If you remove a model from your dbt project, dbt does not automatically drop the relation (table/view) from your schema. This means that users can end up with extra objects in their production schema, which can reduce the reliability of your prod data.

As a result, we’ve seen a few questions about how to clean up these objects in your production schema (here, here, and here)

Option 1: Periodically drop and rebuild the entire schema.
dbt is built on the assumption that everything can be rebuilt at any given time, so this is a really easy way to remove objects.
However, it’s not for the faint of heart, and may cause some downtime

Option 2: Query the information schema to find extra objects in prod.
I have the following query in my analysis directory. When run against my database, it finds objects (tables, views, functions) that exist in a prod schema but does not exist in the related dev schema.
Note that this works for me because I routinely drop my dev database so don’t have any extra objects in it. This query has been tested against Redshift and Postgres.

-- set pairs of schemas up as a cte for maximum flexibility
with dbt_schemas as (
  select
  'analytics' as prod_schema,
  'analytics_claire' as dev_schema
  union all
  select
  'foo' as prod_schema,
  'foo_claire' as dev_schema
)

, objects as (
  select
  lower(coalesce(nullif(table_type, 'BASE TABLE'), 'table')) as obj_type,
  table_schema as obj_schema,
  table_name as obj_name
  from information_schema.tables

  union all

  select
  'function' as obj_type,
  specific_schema as obj_schema,
  routine_name as obj_name
  from information_schema.routines
  where routine_type = 'FUNCTION'
)
, prod_objects as (
  select
  objects.*
  , dbt_schemas.dev_schema as expected_dev_schema
  from objects
  inner join dbt_schemas on dbt_schemas.prod_schema = objects.obj_schema
)

, prod_only_objects as (
  select prod_objects.*
  from prod_objects
  left join objects on objects.obj_schema = prod_objects.expected_dev_schema
    and objects.obj_name = prod_objects.obj_name
    and objects.obj_type = prod_objects.obj_type
  where objects.obj_name is null
)
select
  '-- drop ' ||  obj_type || ' if exists "' || obj_schema || '"."' || obj_name || '" cascade;' as drop_statement
from prod_only_objects

The query returns a set of sql statements that can then be copied to a sql console and executed to drop the extra objects.

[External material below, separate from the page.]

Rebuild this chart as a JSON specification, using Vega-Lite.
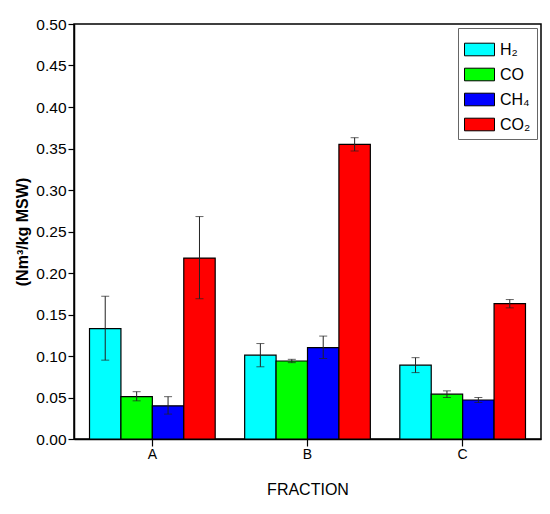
{
  "$schema": "https://vega.github.io/schema/vega-lite/v6.json",
  "autosize": {"type": "fit", "contains": "padding"},
  "width": 550,
  "height": 514,
  "padding": {"left": 14, "top": 17, "right": 9, "bottom": 17},
  "background": "white",
  "data": {
    "values": [
      {"fraction": "A", "gas": "H₂", "value": 0.133, "lo": 0.095, "hi": 0.172},
      {"fraction": "A", "gas": "CO", "value": 0.051, "lo": 0.046, "hi": 0.057},
      {"fraction": "A", "gas": "CH₄", "value": 0.040, "lo": 0.030, "hi": 0.051},
      {"fraction": "A", "gas": "CO₂", "value": 0.218, "lo": 0.169, "hi": 0.268},
      {"fraction": "B", "gas": "H₂", "value": 0.101, "lo": 0.087, "hi": 0.115},
      {"fraction": "B", "gas": "CO", "value": 0.094, "lo": 0.092, "hi": 0.096},
      {"fraction": "B", "gas": "CH₄", "value": 0.110, "lo": 0.097, "hi": 0.124},
      {"fraction": "B", "gas": "CO₂", "value": 0.355, "lo": 0.347, "hi": 0.363},
      {"fraction": "C", "gas": "H₂", "value": 0.089, "lo": 0.080, "hi": 0.098},
      {"fraction": "C", "gas": "CO", "value": 0.054, "lo": 0.050, "hi": 0.058},
      {"fraction": "C", "gas": "CH₄", "value": 0.047, "lo": 0.044, "hi": 0.050},
      {"fraction": "C", "gas": "CO₂", "value": 0.163, "lo": 0.158, "hi": 0.168}
    ]
  },
  "encoding": {
    "x": {
      "field": "fraction",
      "type": "nominal",
      "title": "FRACTION",
      "scale": {"paddingInner": 0.19, "paddingOuter": 0.1},
      "axis": {"labelAngle": 0, "tickSize": 7, "labelPadding": 1, "titlePadding": 20, "titleFontSize": 16}
    },
    "xOffset": {
      "field": "gas",
      "type": "nominal",
      "sort": ["H₂", "CO", "CH₄", "CO₂"],
      "scale": {"paddingInner": 0, "paddingOuter": 0}
    }
  },
  "layer": [
    {
      "mark": {"type": "bar", "stroke": "black", "strokeWidth": 1.2},
      "encoding": {
        "y": {
          "field": "value",
          "type": "quantitative",
          "title": "(Nm³/kg MSW)",
          "scale": {"domain": [0, 0.5], "nice": false},
          "axis": {"values": [0, 0.05, 0.1, 0.15, 0.2, 0.25, 0.3, 0.35, 0.4, 0.45, 0.5], "format": ".2f", "tickSize": 6, "labelPadding": 2, "labelFontSize": 15.5, "titlePadding": 5, "titleFontSize": 16, "titleFontWeight": "bold"}
        },
        "color": {
          "field": "gas",
          "type": "nominal",
          "scale": {"domain": ["H₂", "CO", "CH₄", "CO₂"], "range": ["#00ffff", "#00ff00", "#0000ff", "#ff0000"]},
          "legend": {
            "title": null,
            "orient": "top-right",
            "offset": 4,
            "fillColor": "white",
            "strokeColor": "#666666",
            "padding": 6,
            "rowPadding": 1,
            "symbolType": "M-1,-0.42H1V0.42H-1Z",
            "symbolSize": 900,
            "symbolStrokeColor": "black",
            "symbolStrokeWidth": 1,
            "symbolOpacity": 1,
            "labelFontSize": 16,
            "labelOffset": 5
          }
        }
      }
    },
    {
      "mark": {"type": "rule", "color": "#222222", "strokeWidth": 1},
      "encoding": {
        "y": {"field": "lo", "type": "quantitative"},
        "y2": {"field": "hi"}
      }
    },
    {
      "mark": {"type": "tick", "color": "#222222", "size": 8, "thickness": 1},
      "encoding": {"y": {"field": "lo", "type": "quantitative"}}
    },
    {
      "mark": {"type": "tick", "color": "#222222", "size": 8, "thickness": 1},
      "encoding": {"y": {"field": "hi", "type": "quantitative"}}
    }
  ],
  "config": {
    "font": "Liberation Sans",
    "view": {"stroke": "black", "strokeWidth": 1.5},
    "axis": {
      "grid": false,
      "domainColor": "black",
      "domainWidth": 1.5,
      "tickColor": "black",
      "tickWidth": 1.2,
      "labelColor": "black",
      "labelFontSize": 14,
      "labelFont": "Liberation Sans",
      "titleColor": "black",
      "titleFont": "Liberation Sans",
      "titleFontWeight": "normal"
    },
    "legend": {"labelFont": "Liberation Sans", "labelColor": "black"}
  }
}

Ideally I’d return the first part of the query as a dbt statement and output the drop statements themselves to a sql file in compiled/analysis/. However, analyses are built when you execute dbt compile, and dbt statements are only executed on run (rather than compile). As such, it’s not possible to return the results of the dbt statement to your Jinja context.

Option 3: ???
There’s probably also a third way to do this which would involve iterating through your dbt project to find the expected objects, and comparing it to the state of your prod schemas. Let me know if anyone investigates this option!